THE UK’S BEST TV CRITIC DAMIEN LOVE RAMPAGES HIS WAY THROUGH THE WEEK IN TELEVISION
HIGHLIGHT OF THE WEEK
Sunday Howards End 9pm, BBC One N OT to be confused with Howard’s Way, Howard The Duck, Frankie Howerd Strikes Again or Howard Jones’ “Best Of” Tour 2017, Howards End is the BBC’s tasteful and stultifyingly dull new four-part adaptation of EM Forster’s 1910 novel, last seen on screen in 1992 when Merchant Ivory – the masters of dull good taste – gave us the hot Emma Thompson Vs Anthony Hopkins movie. (Itself not to be confused with 1993’s sizzler The Remains Of The Day, the ThompsonHopkins rematch Merchant Ivory rushed out as follow up, to sate the public hunger for more scenes of these fine actors glancing at each other.) The BBC previously had a crack at Forster’s book in 1970, with Glenda Jackson wearing the frock as protagonist Margaret Schlegel, who, as played by Hayley Atwell in this latest version, we instantly recognise as admirably intellectual, because one of the other characters says she is, in this subtle exchange: “You are so intellectual.” “Really?” “Yes. I admire you for it.” Leaving aside the obvious delights of zingy dialogue like this, that the novel has been adapted for the screen three times now begs
one of two questions. The first is, “What is it about this book that keeps its themes and characters so relevant?”
In answer, you might suggest that Forster’s story, which details the cultured, emancipated Schlegel sisters’ interactions with both a rich, dense and stuffy family, The Wilcoxes, and a poor one, The Basts, offers a penetrating study of the period’s rigid class structures and suffocating social conventions, and of more lasting interior emotional struggles. You might also add that the focus on independent female characters offers opportunity for infinite nuance, and that every remake gives us Schlegels to reflect our own era. But don’t be suckered. All this is precisely what the BBC would like you to be thinking about, so as to distract from the other, more interesting question: “Why does British TV keep remaking the same bloody books over and over again?”
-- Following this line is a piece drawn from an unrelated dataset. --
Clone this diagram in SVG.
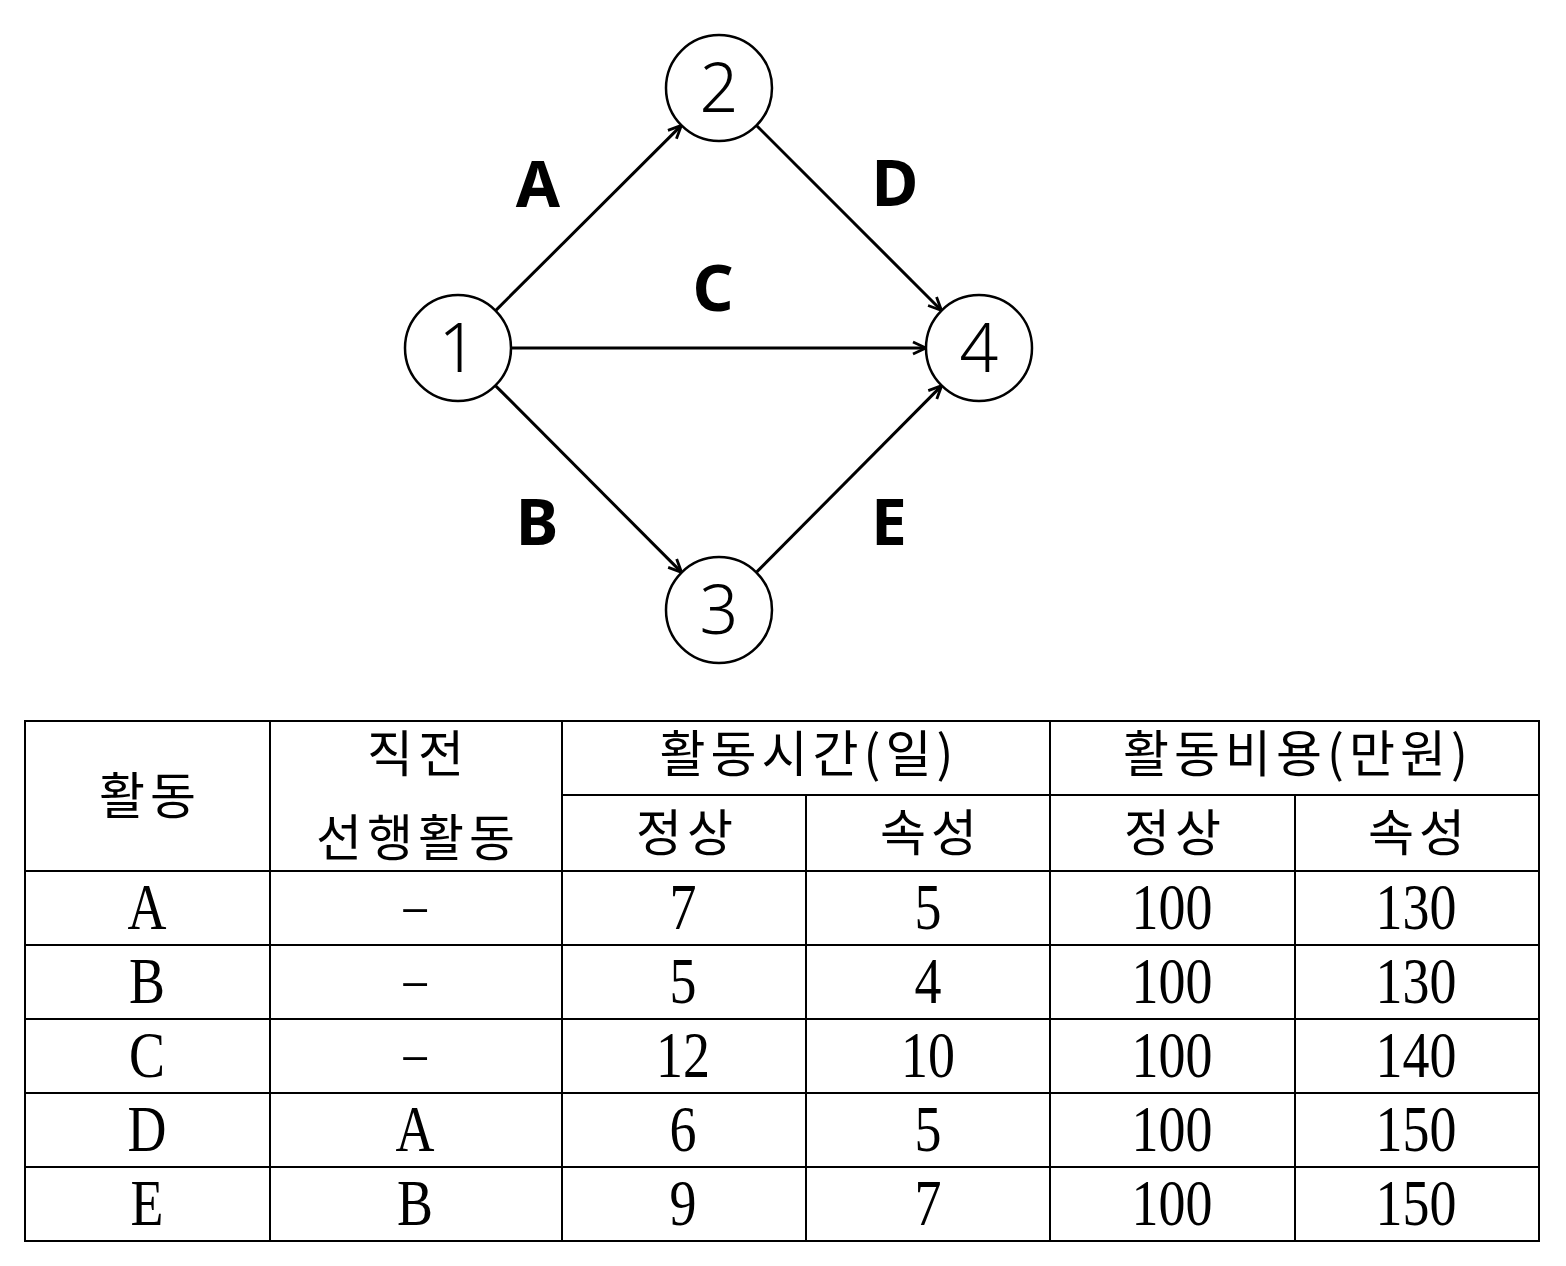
<svg xmlns="http://www.w3.org/2000/svg" width="1566" height="1266" viewBox="0 0 1566 1266">
<style>
.node circle{fill:#fff;stroke:#000;stroke-width:2.5}
.num{font-family:"Noto Sans","DejaVu Sans",sans-serif;font-weight:300;font-size:68px;text-anchor:middle;fill:#000}
.lbl{font-family:"Noto Sans","Open Sans",sans-serif;font-weight:bold;font-size:64px;text-anchor:middle;fill:#000}
.edge{stroke:#000;stroke-width:3;fill:none;marker-end:url(#arr)}
.grid line{stroke:#000;stroke-width:2}
.ko{font-family:"Noto Sans CJK KR",sans-serif;font-size:50px;text-anchor:middle;fill:#000;letter-spacing:5px}
.ser{font-family:"Liberation Serif",serif;font-size:65px;text-anchor:middle;fill:#000}
.dash{font-family:"Liberation Serif",serif;font-size:56px;text-anchor:middle;fill:#000}
</style>
<defs>
<marker id="arr" viewBox="0 0 16 16" refX="15" refY="8" markerWidth="16" markerHeight="16" markerUnits="userSpaceOnUse" orient="auto">
<path d="M2,2 L15,8 L2,14" fill="none" stroke="#000" stroke-width="2.8"/>
</marker>
</defs>
<rect width="1566" height="1266" fill="#fff"/>
<g id="connectors">
<line class="edge" x1="495.6" y1="310.6" x2="681.4" y2="125.4"/>
<line class="edge" x1="756.5" y1="125.5" x2="941.5" y2="310.5"/>
<line class="edge" x1="511" y1="348" x2="926" y2="348"/>
<line class="edge" x1="495.4" y1="385.6" x2="681.6" y2="572.4"/>
<line class="edge" x1="756.3" y1="572.4" x2="941.7" y2="385.6"/>
<text class="lbl" x="538" y="207">A</text>
<text class="lbl" x="895" y="206">D</text>
<text class="lbl" x="713" y="311">C</text>
<text class="lbl" x="537" y="545">B</text>
<text class="lbl" x="889" y="545">E</text>
</g>
<g id="node1" class="node"><circle cx="458" cy="348" r="53"/><text class="num" x="458" y="372">1</text></g>
<g id="node2" class="node"><circle cx="719" cy="88" r="53"/><text class="num" x="719" y="112">2</text></g>
<g id="node3" class="node"><circle cx="719" cy="610" r="53"/><text class="num" x="719" y="634">3</text></g>
<g id="node4" class="node"><circle cx="979" cy="348" r="53"/><text class="num" x="979" y="372">4</text></g>
<g id="table">
<g class="grid">
<rect x="25" y="721" width="1514" height="520" fill="none" stroke="#000" stroke-width="2"/>
<line x1="270" y1="721" x2="270" y2="1241"/>
<line x1="562" y1="721" x2="562" y2="1241"/>
<line x1="806" y1="795" x2="806" y2="1241"/>
<line x1="1050" y1="721" x2="1050" y2="1241"/>
<line x1="1295" y1="795" x2="1295" y2="1241"/>
<line x1="562" y1="795" x2="1539" y2="795"/>
<line x1="25" y1="871" x2="1539" y2="871"/>
<line x1="25" y1="945" x2="1539" y2="945"/>
<line x1="25" y1="1019" x2="1539" y2="1019"/>
<line x1="25" y1="1093" x2="1539" y2="1093"/>
<line x1="25" y1="1167" x2="1539" y2="1167"/>
</g>
<text class="ko" x="150" y="814">활동</text>
<text class="ko" x="418" y="772">직전</text>
<text class="ko" x="418" y="856">선행활동</text>
<text class="ko" x="809" y="772">활동시간(일)</text>
<text class="ko" x="1298" y="772">활동비용(만원)</text>
<text class="ko" x="687" y="851">정상</text>
<text class="ko" x="931" y="851">속성</text>
<text class="ko" x="1175" y="851">정상</text>
<text class="ko" x="1419" y="851">속성</text>
<g class="dash">
<g transform="translate(415,924) scale(0.83,1)"><text x="0" y="0">–</text></g>
<g transform="translate(415,998) scale(0.83,1)"><text x="0" y="0">–</text></g>
<g transform="translate(415,1072) scale(0.83,1)"><text x="0" y="0">–</text></g>
</g>
<g class="ser">
<g transform="translate(147,929) scale(0.83,1)"><text x="0" y="0">A</text></g>
<g transform="translate(683,929) scale(0.83,1)"><text x="0" y="0">7</text></g>
<g transform="translate(928,929) scale(0.83,1)"><text x="0" y="0">5</text></g>
<g transform="translate(1172,929) scale(0.83,1)"><text x="0" y="0">100</text></g>
<g transform="translate(1416,929) scale(0.83,1)"><text x="0" y="0">130</text></g>
<g transform="translate(147,1003) scale(0.83,1)"><text x="0" y="0">B</text></g>
<g transform="translate(683,1003) scale(0.83,1)"><text x="0" y="0">5</text></g>
<g transform="translate(928,1003) scale(0.83,1)"><text x="0" y="0">4</text></g>
<g transform="translate(1172,1003) scale(0.83,1)"><text x="0" y="0">100</text></g>
<g transform="translate(1416,1003) scale(0.83,1)"><text x="0" y="0">130</text></g>
<g transform="translate(147,1077) scale(0.83,1)"><text x="0" y="0">C</text></g>
<g transform="translate(683,1077) scale(0.83,1)"><text x="0" y="0">12</text></g>
<g transform="translate(928,1077) scale(0.83,1)"><text x="0" y="0">10</text></g>
<g transform="translate(1172,1077) scale(0.83,1)"><text x="0" y="0">100</text></g>
<g transform="translate(1416,1077) scale(0.83,1)"><text x="0" y="0">140</text></g>
<g transform="translate(147,1151) scale(0.83,1)"><text x="0" y="0">D</text></g>
<g transform="translate(415,1151) scale(0.83,1)"><text x="0" y="0">A</text></g>
<g transform="translate(683,1151) scale(0.83,1)"><text x="0" y="0">6</text></g>
<g transform="translate(928,1151) scale(0.83,1)"><text x="0" y="0">5</text></g>
<g transform="translate(1172,1151) scale(0.83,1)"><text x="0" y="0">100</text></g>
<g transform="translate(1416,1151) scale(0.83,1)"><text x="0" y="0">150</text></g>
<g transform="translate(147,1225) scale(0.83,1)"><text x="0" y="0">E</text></g>
<g transform="translate(415,1225) scale(0.83,1)"><text x="0" y="0">B</text></g>
<g transform="translate(683,1225) scale(0.83,1)"><text x="0" y="0">9</text></g>
<g transform="translate(928,1225) scale(0.83,1)"><text x="0" y="0">7</text></g>
<g transform="translate(1172,1225) scale(0.83,1)"><text x="0" y="0">100</text></g>
<g transform="translate(1416,1225) scale(0.83,1)"><text x="0" y="0">150</text></g>
</g>
</g>
</svg>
Aside from the obvious reasons – crushing lack of imagination and ambition – the answer here is more mysterious. But in the case of things like Howards End (see also every Jane Austen adaptation ever, and any drama involving royalty) we may venture a guess: it’s because Americans like them because they make them feel classy.
This is a theory that gains credence in this instance, as the Forster adaptation is a coproduction with US channel Starz, and the extra dollars allow for admittedly sumptuous period recreation. The leafy summer lanes, bright London squares and treacherous brick backstreets of 1905 are handsomely brought to life – to the extent I was soon wishing Jeremy Brett would come bounding into shot and persuade the camera to jump into a passing hansom with him and gallop away on a new Holmes adventure. As it is, across the first endless hour of Howards End, only two interesting things happen. The first goes on inside your own brain as, searching for something, anything, to do, it begins to wonder obsessively about why there is no apostrophe in the title. The second explodes on screen without warning, when, just when you least expect it, somebody picks up somebody else’s umbrella by mistake.
Don’t get me wrong, I value a traditional Sunday night costume drama as much as the next Ebenezer. But while there is a fine eruption of blouses here, it is hard to care anything about any of the people wearing them. If this doesn’t shed viewers after Episode One, I’ll eat my bonnet.